- **TASK INSTRUCTIONS**
Write out the data below in full, unchanged, minus the images.

==================================================

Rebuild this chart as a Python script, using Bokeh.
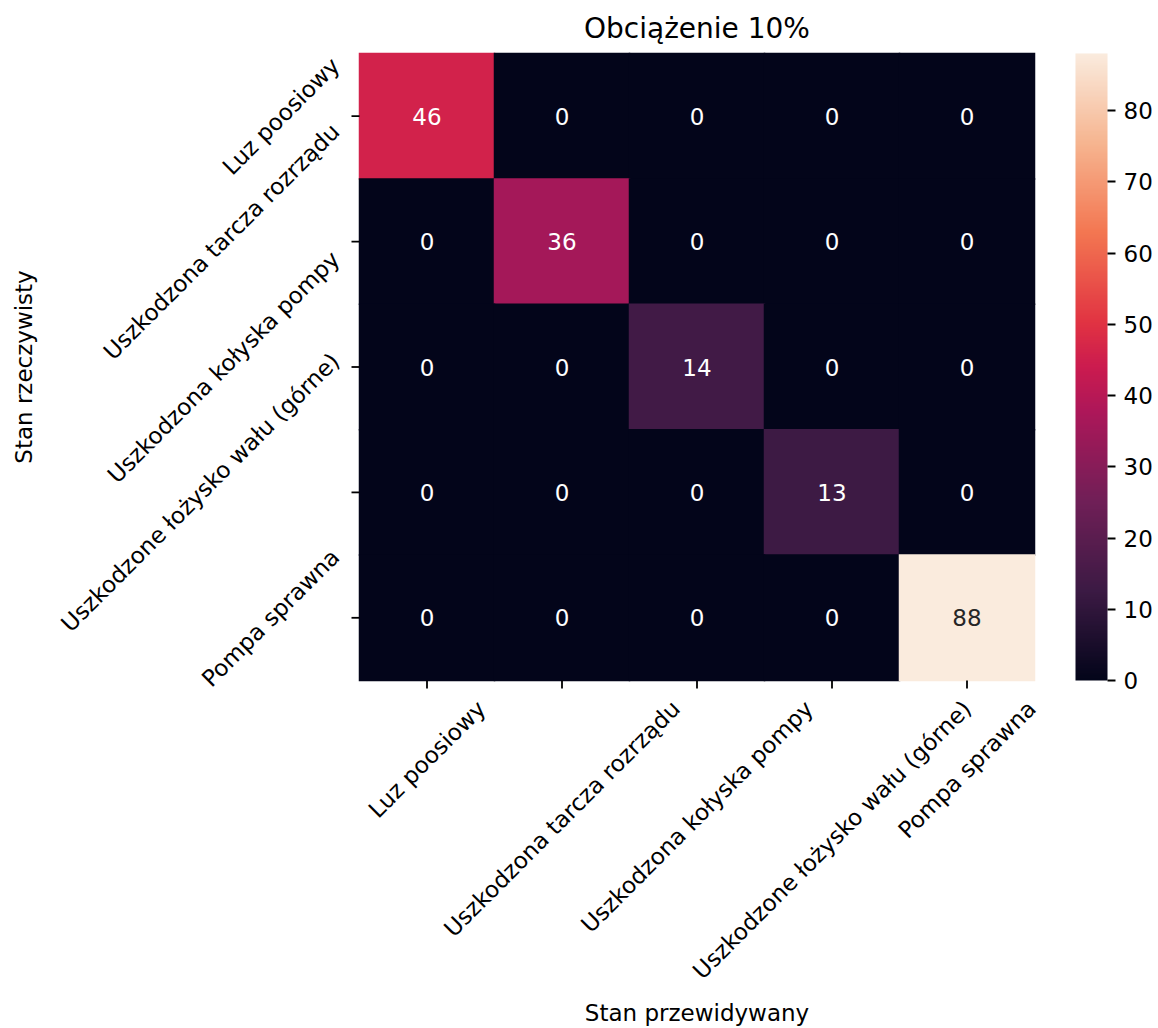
import glob
import math

from bokeh.core.properties import value
from bokeh.embed import file_html
from bokeh.models import (ColorBar, ColumnDataSource, FixedTicker, Label,
                          LinearColorMapper, Range1d)
from bokeh.plotting import figure
from bokeh.resources import INLINE

# ---- data -----------------------------------------------------------------
title_text = "Obciążenie 10%"
x_title = "Stan przewidywany"
y_title = "Stan rzeczywisty"

classes = [
    "Luz poosiowy",
    "Uszkodzona tarcza rozrządu",
    "Uszkodzona kołyska pompy",
    "Uszkodzone łożysko wału (górne)",
    "Pompa sprawna",
]

# confusion matrix: rows = actual state, columns = predicted state
row_luz = [46, 0, 0, 0, 0]
row_tarcza = [0, 36, 0, 0, 0]
row_kolyska = [0, 0, 14, 0, 0]
row_lozysko = [0, 0, 0, 13, 0]
row_sprawna = [0, 0, 0, 0, 88]
matrix = [row_luz, row_tarcza, row_kolyska, row_lozysko, row_sprawna]

cbar_ticks = [0, 10, 20, 30, 40, 50, 60, 70, 80]

# ---- colour map ("rocket"-like) --------------------------------------------
stop_pos = [0.0, 1 / 7, 2 / 7, 3 / 7, 0.5, 4 / 7, 5 / 7, 6 / 7, 1.0]
stop_col = ["#03051A", "#3C1A44", "#701F57", "#AD1759", "#CB1B4F",
            "#E13342", "#F37651", "#F6B48F", "#FAEBDD"]


def _rgb(h):
    return tuple(int(h[i:i + 2], 16) for i in (1, 3, 5))


def build_palette(pos, cols, n=256):
    out = []
    for i in range(n):
        t = i / (n - 1)
        j = 0
        while j < len(pos) - 2 and t > pos[j + 1]:
            j += 1
        f = (t - pos[j]) / (pos[j + 1] - pos[j])
        a, b = _rgb(cols[j]), _rgb(cols[j + 1])
        c = [round(a[m] + (b[m] - a[m]) * f) for m in range(3)]
        out.append("#%02x%02x%02x" % tuple(c))
    return out


palette = build_palette(stop_pos, stop_col)
vmin = 0
vmax = max(max(r) for r in matrix)

# ---- text metrics -----------------------------------------------------------
FONT = "DejaVu Sans"
FS = 23          # tick / label font size (px)
FS_TITLE = 28
TICK = 8
PAD = 8

_font_cache = {}


def text_width(s, size):
    try:
        from PIL import ImageFont
        if size not in _font_cache:
            paths = glob.glob("/usr/share/fonts/**/DejaVuSans.ttf", recursive=True)
            _font_cache[size] = ImageFont.truetype(paths[0], size)
        return _font_cache[size].getlength(s)
    except Exception:
        return 0.6 * size * len(s)


def rotated_half_extent(s, size):
    # half of the bounding-box side of a label turned by 45 degrees
    return (text_width(s, size) + size) / (2 * math.sqrt(2))


# ---- layout (page pixels) ----------------------------------------------------
W, H = 1158, 1028
FL, FR, FT, FB = 359, 1034, 53, 680          # heatmap edges
n = len(classes)
cw = (FR - FL) / n                           # pixels per column
ch = (FB - FT) / n                           # pixels per row

# the plot frame spans the whole page; ranges put the matrix at FL..FR, FT..FB
p = figure(width=W, height=H,
           x_range=Range1d(-FL / cw, (W - FL) / cw),
           y_range=Range1d(n + (H - FB) / ch, -FT / ch),
           min_border=0, x_axis_type=None, y_axis_type=None,
           toolbar_location=None, output_backend="svg",
           background_fill_color="white", border_fill_color="white")
p.outline_line_color = None
p.grid.visible = False


def sy(py):
    # page y (from top) -> screen units (from bottom)
    return H - py


# ---- cells -------------------------------------------------------------------
mapper = LinearColorMapper(palette=palette, low=vmin, high=vmax)

xs, ys, vals, txt, txt_col = [], [], [], [], []
for r, row in enumerate(matrix):
    for c, v in enumerate(row):
        xs.append(c + 0.5)
        ys.append(r + 0.5)
        vals.append(v)
        txt.append(str(v))
        idx = int(round((v - vmin) / (vmax - vmin) * (len(palette) - 1)))
        rr, gg, bb = [x / 255 for x in _rgb(palette[idx])]
        lin = [x / 12.92 if x <= 0.03928 else ((x + 0.055) / 1.055) ** 2.4
               for x in (rr, gg, bb)]
        lum = 0.2126 * lin[0] + 0.7152 * lin[1] + 0.0722 * lin[2]
        txt_col.append("#262626" if lum > 0.408 else "#ffffff")

src = ColumnDataSource(dict(x=xs, y=ys, v=vals, t=txt, tc=txt_col))
# cells overlap their neighbours by about one pixel so no seams show between them
overlap = 1.5
p.rect(x="x", y="y", width=1 + overlap / cw, height=1 + overlap / ch, source=src,
       fill_color={"field": "v", "transform": mapper}, line_color=None)
p.text(x="x", y="y", text="t", source=src, text_color="tc",
       text_align="center", text_baseline="middle",
       text_font=value(FONT), text_font_size=value(f"{FS}px"))

# ---- ticks -------------------------------------------------------------------
centers = [i + 0.5 for i in range(n)]
p.segment(x0=centers, x1=centers, y0=[n] * n, y1=[n + TICK / ch] * n,
          line_color="black", line_width=1.8)
p.segment(x0=[0] * n, x1=[-TICK / cw] * n, y0=centers, y1=centers,
          line_color="black", line_width=1.8)

# ---- rotated tick labels ---------------------------------------------------
for i, name in enumerate(classes):
    e = rotated_half_extent(name, FS)
    p.add_layout(Label(x=i + 0.5, y=sy(FB + TICK + PAD + e),
                       x_units="data", y_units="screen",
                       text=name, angle=math.pi / 4, text_align="center",
                       text_baseline="middle", text_font=FONT,
                       text_font_size=f"{FS}px", text_color="black"))
    p.add_layout(Label(x=FL - TICK - PAD - e, y=i + 0.5,
                       x_units="screen", y_units="data",
                       text=name, angle=math.pi / 4, text_align="center",
                       text_baseline="middle", text_font=FONT,
                       text_font_size=f"{FS}px", text_color="black"))

# ---- titles ---------------------------------------------------------------------
p.add_layout(Label(x=(FL + FR) / 2, y=sy(28), x_units="screen", y_units="screen",
                   text=title_text, text_align="center", text_baseline="middle",
                   text_font=FONT, text_font_size=f"{FS_TITLE}px", text_color="black"))
p.add_layout(Label(x=(FL + FR) / 2, y=sy(1012), x_units="screen", y_units="screen",
                   text=x_title, text_align="center", text_baseline="middle",
                   text_font=FONT, text_font_size=f"{FS}px", text_color="black"))
p.add_layout(Label(x=23, y=sy((FT + FB) / 2), x_units="screen", y_units="screen",
                   text=y_title, angle=math.pi / 2, text_align="center",
                   text_baseline="middle", text_font=FONT,
                   text_font_size=f"{FS}px", text_color="black"))

# ---- colour bar ----------------------------------------------------------------
cbar = ColorBar(color_mapper=mapper, ticker=FixedTicker(ticks=cbar_ticks),
                width=32, height=FB - FT, location=(FR + 41, sy(FB)),
                padding=0, margin=0, bar_line_color=None, border_line_color=None,
                background_fill_alpha=0,
                major_tick_in=0, major_tick_out=TICK,
                major_tick_line_color="black", major_tick_line_width=1.8,
                minor_tick_line_color=None, label_standoff=PAD,
                major_label_text_font=FONT, major_label_text_font_size=f"{FS}px",
                major_label_text_color="black")
p.add_layout(cbar, "center")

open("out.html", "w").write(file_html(p, INLINE))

==================================================

- **FULL ANSWER**
Rebuild this chart as a Python script, using Bokeh.
import glob
import math

from bokeh.core.properties import value
from bokeh.embed import file_html
from bokeh.models import (ColorBar, ColumnDataSource, FixedTicker, Label,
                          LinearColorMapper, Range1d)
from bokeh.plotting import figure
from bokeh.resources import INLINE

# ---- data -----------------------------------------------------------------
title_text = "Obciążenie 10%"
x_title = "Stan przewidywany"
y_title = "Stan rzeczywisty"

classes = [
    "Luz poosiowy",
    "Uszkodzona tarcza rozrządu",
    "Uszkodzona kołyska pompy",
    "Uszkodzone łożysko wału (górne)",
    "Pompa sprawna",
]

# confusion matrix: rows = actual state, columns = predicted state
row_luz = [46, 0, 0, 0, 0]
row_tarcza = [0, 36, 0, 0, 0]
row_kolyska = [0, 0, 14, 0, 0]
row_lozysko = [0, 0, 0, 13, 0]
row_sprawna = [0, 0, 0, 0, 88]
matrix = [row_luz, row_tarcza, row_kolyska, row_lozysko, row_sprawna]

cbar_ticks = [0, 10, 20, 30, 40, 50, 60, 70, 80]

# ---- colour map ("rocket"-like) --------------------------------------------
stop_pos = [0.0, 1 / 7, 2 / 7, 3 / 7, 0.5, 4 / 7, 5 / 7, 6 / 7, 1.0]
stop_col = ["#03051A", "#3C1A44", "#701F57", "#AD1759", "#CB1B4F",
            "#E13342", "#F37651", "#F6B48F", "#FAEBDD"]


def _rgb(h):
    return tuple(int(h[i:i + 2], 16) for i in (1, 3, 5))


def build_palette(pos, cols, n=256):
    out = []
    for i in range(n):
        t = i / (n - 1)
        j = 0
        while j < len(pos) - 2 and t > pos[j + 1]:
            j += 1
        f = (t - pos[j]) / (pos[j + 1] - pos[j])
        a, b = _rgb(cols[j]), _rgb(cols[j + 1])
        c = [round(a[m] + (b[m] - a[m]) * f) for m in range(3)]
        out.append("#%02x%02x%02x" % tuple(c))
    return out


palette = build_palette(stop_pos, stop_col)
vmin = 0
vmax = max(max(r) for r in matrix)

# ---- text metrics -----------------------------------------------------------
FONT = "DejaVu Sans"
FS = 23          # tick / label font size (px)
FS_TITLE = 28
TICK = 8
PAD = 8

_font_cache = {}


def text_width(s, size):
    try:
        from PIL import ImageFont
        if size not in _font_cache:
            paths = glob.glob("/usr/share/fonts/**/DejaVuSans.ttf", recursive=True)
            _font_cache[size] = ImageFont.truetype(paths[0], size)
        return _font_cache[size].getlength(s)
    except Exception:
        return 0.6 * size * len(s)


def rotated_half_extent(s, size):
    # half of the bounding-box side of a label turned by 45 degrees
    return (text_width(s, size) + size) / (2 * math.sqrt(2))


# ---- layout (page pixels) ----------------------------------------------------
W, H = 1158, 1028
FL, FR, FT, FB = 359, 1034, 53, 680          # heatmap edges
n = len(classes)
cw = (FR - FL) / n                           # pixels per column
ch = (FB - FT) / n                           # pixels per row

# the plot frame spans the whole page; ranges put the matrix at FL..FR, FT..FB
p = figure(width=W, height=H,
           x_range=Range1d(-FL / cw, (W - FL) / cw),
           y_range=Range1d(n + (H - FB) / ch, -FT / ch),
           min_border=0, x_axis_type=None, y_axis_type=None,
           toolbar_location=None, output_backend="svg",
           background_fill_color="white", border_fill_color="white")
p.outline_line_color = None
p.grid.visible = False


def sy(py):
    # page y (from top) -> screen units (from bottom)
    return H - py


# ---- cells -------------------------------------------------------------------
mapper = LinearColorMapper(palette=palette, low=vmin, high=vmax)

xs, ys, vals, txt, txt_col = [], [], [], [], []
for r, row in enumerate(matrix):
    for c, v in enumerate(row):
        xs.append(c + 0.5)
        ys.append(r + 0.5)
        vals.append(v)
        txt.append(str(v))
        idx = int(round((v - vmin) / (vmax - vmin) * (len(palette) - 1)))
        rr, gg, bb = [x / 255 for x in _rgb(palette[idx])]
        lin = [x / 12.92 if x <= 0.03928 else ((x + 0.055) / 1.055) ** 2.4
               for x in (rr, gg, bb)]
        lum = 0.2126 * lin[0] + 0.7152 * lin[1] + 0.0722 * lin[2]
        txt_col.append("#262626" if lum > 0.408 else "#ffffff")

src = ColumnDataSource(dict(x=xs, y=ys, v=vals, t=txt, tc=txt_col))
# cells overlap their neighbours by about one pixel so no seams show between them
overlap = 1.5
p.rect(x="x", y="y", width=1 + overlap / cw, height=1 + overlap / ch, source=src,
       fill_color={"field": "v", "transform": mapper}, line_color=None)
p.text(x="x", y="y", text="t", source=src, text_color="tc",
       text_align="center", text_baseline="middle",
       text_font=value(FONT), text_font_size=value(f"{FS}px"))

# ---- ticks -------------------------------------------------------------------
centers = [i + 0.5 for i in range(n)]
p.segment(x0=centers, x1=centers, y0=[n] * n, y1=[n + TICK / ch] * n,
          line_color="black", line_width=1.8)
p.segment(x0=[0] * n, x1=[-TICK / cw] * n, y0=centers, y1=centers,
          line_color="black", line_width=1.8)

# ---- rotated tick labels ---------------------------------------------------
for i, name in enumerate(classes):
    e = rotated_half_extent(name, FS)
    p.add_layout(Label(x=i + 0.5, y=sy(FB + TICK + PAD + e),
                       x_units="data", y_units="screen",
                       text=name, angle=math.pi / 4, text_align="center",
                       text_baseline="middle", text_font=FONT,
                       text_font_size=f"{FS}px", text_color="black"))
    p.add_layout(Label(x=FL - TICK - PAD - e, y=i + 0.5,
                       x_units="screen", y_units="data",
                       text=name, angle=math.pi / 4, text_align="center",
                       text_baseline="middle", text_font=FONT,
                       text_font_size=f"{FS}px", text_color="black"))

# ---- titles ---------------------------------------------------------------------
p.add_layout(Label(x=(FL + FR) / 2, y=sy(28), x_units="screen", y_units="screen",
                   text=title_text, text_align="center", text_baseline="middle",
                   text_font=FONT, text_font_size=f"{FS_TITLE}px", text_color="black"))
p.add_layout(Label(x=(FL + FR) / 2, y=sy(1012), x_units="screen", y_units="screen",
                   text=x_title, text_align="center", text_baseline="middle",
                   text_font=FONT, text_font_size=f"{FS}px", text_color="black"))
p.add_layout(Label(x=23, y=sy((FT + FB) / 2), x_units="screen", y_units="screen",
                   text=y_title, angle=math.pi / 2, text_align="center",
                   text_baseline="middle", text_font=FONT,
                   text_font_size=f"{FS}px", text_color="black"))

# ---- colour bar ----------------------------------------------------------------
cbar = ColorBar(color_mapper=mapper, ticker=FixedTicker(ticks=cbar_ticks),
                width=32, height=FB - FT, location=(FR + 41, sy(FB)),
                padding=0, margin=0, bar_line_color=None, border_line_color=None,
                background_fill_alpha=0,
                major_tick_in=0, major_tick_out=TICK,
                major_tick_line_color="black", major_tick_line_width=1.8,
                minor_tick_line_color=None, label_standoff=PAD,
                major_label_text_font=FONT, major_label_text_font_size=f"{FS}px",
                major_label_text_color="black")
p.add_layout(cbar, "center")

open("out.html", "w").write(file_html(p, INLINE))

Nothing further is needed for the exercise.